### AIM
Return all of the data exactly, with nothing left out but the pictures.
━━━━━ SUPPLIED DATA
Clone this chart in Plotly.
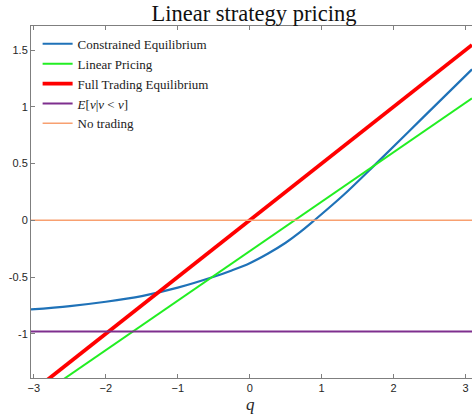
import plotly.graph_objects as go

# Data
q_line = [-3.04, 3.09]
full_trading = [-1.52, 1.545]          # slope 0.5 through origin
linear_pricing = [-1.598, 1.075]
cond_q = [-3.04, -2.5, -2.0, -1.5, -1.0, -0.5, -0.25, 0.0, 0.25, 0.5, 0.7, 0.9, 1.3, 1.74, 2.4, 3.09]
cond_y = [-0.786, -0.756, -0.718, -0.668, -0.594, -0.498, -0.442, -0.378, -0.295, -0.198, -0.105,
          0.0, 0.22, 0.488, 0.90, 1.33]
e_cond = [-0.98, -0.98]
no_trading = [0.0, 0.0]

names = ["Constrained Equilibrium", "Linear Pricing", "Full Trading Equilibrium",
         "<i>E</i>[<i>v</i>|<i>v</i> &lt; <i>ν</i>]", "No trading"]
colors = ["#1f72b8", "#22ee22", "#ff0000", "#7e2f8e", "#f8a070"]
widths = [2.2, 2.0, 3.8, 2.0, 1.5]

fig = go.Figure()
fig.add_trace(go.Scatter(x=cond_q, y=cond_y, mode="lines", name=names[0],
                         line=dict(color=colors[0], width=widths[0], shape="spline", smoothing=1.0)))
fig.add_trace(go.Scatter(x=q_line, y=linear_pricing, mode="lines", name=names[1],
                         line=dict(color=colors[1], width=widths[1])))
fig.add_trace(go.Scatter(x=q_line, y=full_trading, mode="lines", name=names[2],
                         line=dict(color=colors[2], width=widths[2])))
fig.add_trace(go.Scatter(x=q_line, y=e_cond, mode="lines", name=names[3],
                         line=dict(color=colors[3], width=widths[3])))
fig.add_trace(go.Scatter(x=q_line, y=no_trading, mode="lines", name=names[4],
                         line=dict(color=colors[4], width=widths[4])))

axis_common = dict(showgrid=False, zeroline=False, showline=True, linecolor="#7f7f7f",
                   linewidth=1, ticks="inside", ticklen=4, tickcolor="#7f7f7f",
                   automargin=False,
                   tickfont=dict(family="Liberation Sans, Arial", size=11, color="#262626"))

fig.update_layout(
    width=472, height=420,
    margin=dict(l=31, r=0, t=26, b=42),
    paper_bgcolor="white", plot_bgcolor="white",
    title=dict(text="Linear strategy pricing", x=0.538, xanchor="center", y=0.987, yanchor="top",
               font=dict(family="Liberation Serif, Times New Roman, serif", size=22.5, color="#111111")),
    xaxis=dict(range=[-3.04, 3.09], tickvals=[-3, -2, -1, 0, 1, 2, 3], mirror="ticks",
               **axis_common),
    yaxis=dict(range=[-1.39, 1.712], tickvals=[-1, -0.5, 0, 0.5, 1, 1.5],
               ticktext=["-1", "-0.5", "0", "0.5", "1", "1.5"], **axis_common),
    legend=dict(x=0.015, y=0.992, xanchor="left", yanchor="top", bgcolor="rgba(255,255,255,0)",
                font=dict(family="Liberation Serif, Times New Roman, serif", size=13, color="#222222"),
                tracegroupgap=0),
    showlegend=True,
    annotations=[dict(text="<i>q</i>", xref="paper", yref="paper", x=0.4966, y=-0.074,
                      xanchor="center", yanchor="middle", showarrow=False,
                      font=dict(family="Liberation Serif, serif", size=17, color="#262626"))],
)

fig.write_html("out.html", config={"displayModeBar": False},
               post_script="document.body.style.margin='0';document.body.style.padding='0';")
━━━━━━━━━━
### RESULT OF THIS EXERCISE
Clone this chart in Plotly.
import plotly.graph_objects as go

# Data
q_line = [-3.04, 3.09]
full_trading = [-1.52, 1.545]          # slope 0.5 through origin
linear_pricing = [-1.598, 1.075]
cond_q = [-3.04, -2.5, -2.0, -1.5, -1.0, -0.5, -0.25, 0.0, 0.25, 0.5, 0.7, 0.9, 1.3, 1.74, 2.4, 3.09]
cond_y = [-0.786, -0.756, -0.718, -0.668, -0.594, -0.498, -0.442, -0.378, -0.295, -0.198, -0.105,
          0.0, 0.22, 0.488, 0.90, 1.33]
e_cond = [-0.98, -0.98]
no_trading = [0.0, 0.0]

names = ["Constrained Equilibrium", "Linear Pricing", "Full Trading Equilibrium",
         "<i>E</i>[<i>v</i>|<i>v</i> &lt; <i>ν</i>]", "No trading"]
colors = ["#1f72b8", "#22ee22", "#ff0000", "#7e2f8e", "#f8a070"]
widths = [2.2, 2.0, 3.8, 2.0, 1.5]

fig = go.Figure()
fig.add_trace(go.Scatter(x=cond_q, y=cond_y, mode="lines", name=names[0],
                         line=dict(color=colors[0], width=widths[0], shape="spline", smoothing=1.0)))
fig.add_trace(go.Scatter(x=q_line, y=linear_pricing, mode="lines", name=names[1],
                         line=dict(color=colors[1], width=widths[1])))
fig.add_trace(go.Scatter(x=q_line, y=full_trading, mode="lines", name=names[2],
                         line=dict(color=colors[2], width=widths[2])))
fig.add_trace(go.Scatter(x=q_line, y=e_cond, mode="lines", name=names[3],
                         line=dict(color=colors[3], width=widths[3])))
fig.add_trace(go.Scatter(x=q_line, y=no_trading, mode="lines", name=names[4],
                         line=dict(color=colors[4], width=widths[4])))

axis_common = dict(showgrid=False, zeroline=False, showline=True, linecolor="#7f7f7f",
                   linewidth=1, ticks="inside", ticklen=4, tickcolor="#7f7f7f",
                   automargin=False,
                   tickfont=dict(family="Liberation Sans, Arial", size=11, color="#262626"))

fig.update_layout(
    width=472, height=420,
    margin=dict(l=31, r=0, t=26, b=42),
    paper_bgcolor="white", plot_bgcolor="white",
    title=dict(text="Linear strategy pricing", x=0.538, xanchor="center", y=0.987, yanchor="top",
               font=dict(family="Liberation Serif, Times New Roman, serif", size=22.5, color="#111111")),
    xaxis=dict(range=[-3.04, 3.09], tickvals=[-3, -2, -1, 0, 1, 2, 3], mirror="ticks",
               **axis_common),
    yaxis=dict(range=[-1.39, 1.712], tickvals=[-1, -0.5, 0, 0.5, 1, 1.5],
               ticktext=["-1", "-0.5", "0", "0.5", "1", "1.5"], **axis_common),
    legend=dict(x=0.015, y=0.992, xanchor="left", yanchor="top", bgcolor="rgba(255,255,255,0)",
                font=dict(family="Liberation Serif, Times New Roman, serif", size=13, color="#222222"),
                tracegroupgap=0),
    showlegend=True,
    annotations=[dict(text="<i>q</i>", xref="paper", yref="paper", x=0.4966, y=-0.074,
                      xanchor="center", yanchor="middle", showarrow=False,
                      font=dict(family="Liberation Serif, serif", size=17, color="#262626"))],
)

fig.write_html("out.html", config={"displayModeBar": False},
               post_script="document.body.style.margin='0';document.body.style.padding='0';")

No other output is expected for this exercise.